Öte yandan, Türkiye üniversitelerine pozitivizm hâkimmiş de pozitivizmi neyle giderecekmişiz? Ölçme ve deneyin yerine neyi koymamız gerekiyormuş? Besbelli ki itikadı koymamız gerektiği bize anlatılmaya çalışılıyor. O kadar da çok dil dökülüyor ki sanırsınız bilim felsefesi alanında muazzam bir ceht var bu üniversitede. O açıdan da bunun karşılığı bulunamıyor. Üniversitedeki bütün felsefe bölümlerini kapattınız. Üniversitelerde felsefe ve sosyolojiye ayrılmış bulunan kadro ve kaynakları ortadan kaldırdınız. Şimdi de pozitivizmi yenecekmiş. Allah’ınızı severseniz, Auguste Comte’un kitabını kim okudu? Çünkü Türkçeye August Comte’un kitabı ancak 2000’lerde çevrildi. O güne kadar da bu kitabı okuyup da konuşan kimse yoktu. Pozitivizm tartışması için şimdi eğer hakikaten bir yetenek, bir müktesebat gerekiyorsa o zaman yabancı dil sınavlarının sıralamasını niye geriye çekiyorsunuz? Uluslararası alanda hiçbir yayın sıralamasında en aşağılardan çıkamayan bir yerde isterseniz pozitivist olun, isterseniz Marksist olun, aslında kendi içine kapanmış bir topluluktan ibaretsinizdir.

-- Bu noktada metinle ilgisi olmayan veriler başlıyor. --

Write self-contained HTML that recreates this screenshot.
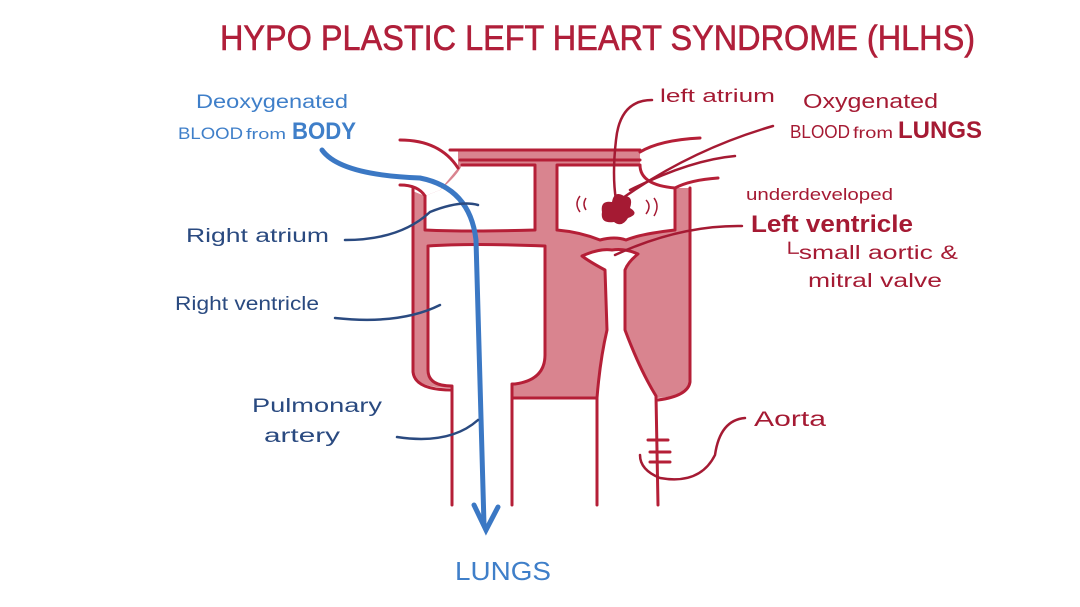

Sonuçta Adalet ve Kalkınma Partisinin iktidarda olduğu dönemde Türkiye’nin uluslararası sıralamadaki yeri şundan ibaret: 2010-2011’de ilk 500’de 3 üniversite vardı, 2011-2012’de ilk 500’de 5 üniversite vardı, 2012-2013’te ilk 500’de 5 üniversite vardı, 2013-2014’te ilk 500’de 4 üniversite vardı, sonraki yıllarda ilk 500’de sıfır üniversite var. Dolayısıyla bütün bu yükseköğrenime yapılan merkezî müdahalelerin sonucu Türkiye üniversitelerinin esasen uluslararası alanda bir üniversite olarak kendilerini kabul ettirme kapasitesinin durmaksızın gerilediğidir. Son yapılan müdahaleyle de esasen Adalet ve Kalkınma Partisinin sevdiği insanların “akademisyen” sıfatına yükseltilmeleri dışında hiçbir şey söz konusu olmayacaktır. Ne böyle üniversite ne böyle bilim olur ne de değişim böyle mümkündür; böyle ancak çökebilirsiniz.